Tribal children in the African rainforests have been paid in glue to sniff, and alcohol, in return for menial work, a new Survival International report has revealed.
The report found instances of market traders in the Republic of Congo plying children from the Bayaka tribe with glue in 2013, in exchange for cleaning out latrines.
In Cameroon Baka tribespeople, illegally evicted from their forest homes, are often paid in five glasses of moonshine in exchange for half a day’s manual labor. A combination of poverty and depression caused by the theft of their land forces many to turn to heavy drinking as an escape from their troubles.
Across much of central Africa, dispossessed hunter-gatherer peoples are frequently paid in addictive substances, most commonly home-brewed alcohol.
Atono, a Baka man forcibly evicted from his land said: “Now we are falling ill because of the change in our diet. Our skin doesn’t like the sun and life in the village. In the forest we are healthy and put on weight. Now no one has any muscles, everyone looks ill. We are forced to drink to forget our troubles.”
Problems of addiction and substance abuse are common among tribes who have had their land stolen from them. In Canada, alienated Innu children whose people were forced to abandon their nomadic way of life turn to sniffing gas from plastic bags. Likewise in Australia, rates of alcoholism among Aboriginal people are higher than among the wider population.Boniface Alimankinni, an Aboriginal Tiwi Islander, said: “We had no self-respect and nothing to give our sons except violence and alcoholism. Our children are stuck between a past they don’t understand and a future which offers them nothing.”

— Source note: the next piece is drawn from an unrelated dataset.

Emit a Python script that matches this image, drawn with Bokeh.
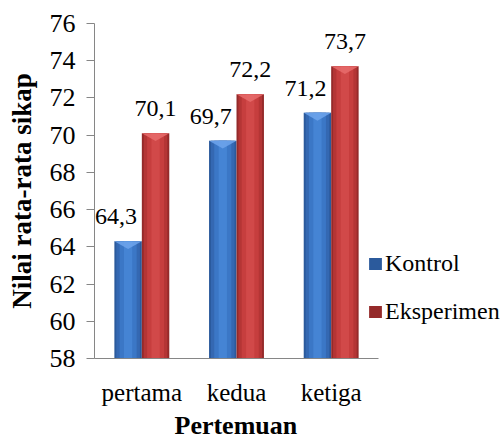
from bokeh.plotting import figure
from bokeh.models import (ColumnDataSource, Range1d, SingleIntervalTicker, FixedTicker,
                          Legend, LegendItem, Title)
from bokeh.transform import dodge
from bokeh.core.properties import value
from bokeh.embed import file_html
from bokeh.resources import INLINE

categories = ["pertama", "kedua", "ketiga"]
kontrol = [64.3, 69.7, 71.2]
eksperimen = [70.1, 72.2, 73.7]
series_names = ["Kontrol", "Eksperimen"]
x_title = "Pertemuan"
y_title = "Nilai rata-rata sikap"

def fmt(v):
    return f"{v:.1f}".replace(".", ",")

xpos = [i + 0.5 for i in range(len(categories))]
src = ColumnDataSource(dict(
    x=xpos,
    kontrol=kontrol,
    eksperimen=eksperimen,
    lab_k=[fmt(v) for v in kontrol],
    lab_e=[fmt(v) for v in eksperimen],
))

FONT = "'Liberation Serif', 'Times New Roman', serif"
W, H = 501, 439
LEFT, BOTTOM, TOP = 94, 77, 23
CAT_PX = 94.67
frame_w = W - LEFT
YMIN, YMAX = 58, 76
p = figure(width=W, height=H, x_range=Range1d(0, frame_w / CAT_PX),
           y_range=Range1d(YMIN, YMAX), output_backend="svg", toolbar_location=None,
           min_border_left=LEFT, min_border_right=0, min_border_top=TOP,
           min_border_bottom=BOTTOM)
p.outline_line_color = None
p.xgrid.visible = False
p.ygrid.visible = False

bw = 0.29
off = bw / 2
blue_layers = ["#2b5a9c", "#3468b2", "#3b77c6", "#4584d4"]
red_layers = ["#952a2a", "#b43535", "#c63e3e", "#d14949"]
fracs = [1.0, 0.86, 0.62, 0.3]

r_k = None
r_e = None
for i, f in enumerate(fracs):
    rk = p.vbar(x=dodge("x", -off), top="kontrol", bottom=YMIN,
                width=bw * f, source=src, fill_color=blue_layers[i], line_color=None)
    re_ = p.vbar(x=dodge("x", off), top="eksperimen", bottom=YMIN,
                 width=bw * f, source=src, fill_color=red_layers[i], line_color=None)
    if i == 0:
        r_k, r_e = rk, re_

# light bevel triangle at each bar top
tri_depth = 0.42
def tri(center, top):
    return ([center - bw / 2, center + bw / 2, center], [top, top, top - tri_depth])
tk = [tri(x - off, v) for x, v in zip(xpos, kontrol)]
te = [tri(x + off, v) for x, v in zip(xpos, eksperimen)]
p.patches(xs=[t[0] for t in tk], ys=[t[1] for t in tk], fill_color="#6ea5ec",
          fill_alpha=0.85, line_color=None)
p.patches(xs=[t[0] for t in te], ys=[t[1] for t in te], fill_color="#e86c6c",
          fill_alpha=0.85, line_color=None)

p.text(x=dodge("x", -off), y="kontrol", text="lab_k", source=src,
       x_offset=-12, y_offset=-17, text_align="center", text_baseline="bottom",
       text_font=value(FONT), text_font_size="24px", text_color="black")
p.text(x=dodge("x", off), y="eksperimen", text="lab_e", source=src,
       x_offset=0, y_offset=-17, text_align="center", text_baseline="bottom",
       text_font=value(FONT), text_font_size="24px", text_color="black")

ax = p.yaxis[0]
ax.ticker = SingleIntervalTicker(interval=2)
ax.axis_line_color = "#868686"
ax.major_tick_line_color = "#868686"
ax.major_tick_out = 8
ax.major_tick_in = 0
ax.minor_tick_line_color = None
ax.major_label_text_font = FONT
ax.major_label_text_font_size = "26px"
ax.major_label_text_color = "black"
ax.major_label_standoff = 11
ax.axis_label = y_title
ax.axis_label_text_font = FONT
ax.axis_label_text_font_size = "27px"
ax.axis_label_text_font_style = "bold"
ax.axis_label_text_color = "black"
ax.axis_label_standoff = 10

bx = p.xaxis[0]
bx.ticker = FixedTicker(ticks=xpos)
bx.major_label_overrides = {x: c for x, c in zip(xpos, categories)}
bx.bounds = (0, len(categories))
bx.axis_line_color = "#868686"
bx.major_tick_line_color = None
bx.major_tick_out = 0
bx.minor_tick_line_color = None
bx.major_label_text_font = FONT
bx.major_label_text_font_size = "25px"
bx.major_label_text_color = "black"
bx.major_label_standoff = 20

t = Title(text=x_title, align="left", offset=80, standoff=0,
          text_font=FONT, text_font_size="26px", text_font_style="bold",
          text_color="black")
p.add_layout(t, "below")

legend = Legend(items=[LegendItem(label=series_names[0], renderers=[r_k]),
                       LegendItem(label=series_names[1], renderers=[r_e])],
                location=(273, 33), orientation="vertical",
                padding=0, margin=0, border_line_color=None, background_fill_alpha=0,
                glyph_width=16, glyph_height=15, label_standoff=2, label_height=28,
                spacing=20, label_text_font=FONT, label_text_font_size="24px",
                label_text_color="black")
p.add_layout(legend, "center")

open("out.html", "w").write(file_html(p, INLINE))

Drug addiction and alcoholism are not inevitable for tribal peoples. They are the result of failed policy, imposing “progress” and “development” on peoples who are otherwise largely self-sufficient. Industrialized societies subject tribal peoples to genocidal violence, slavery and racism so they can steal their lands, resources and labor. These crimes are often carried out in the name of progress and development.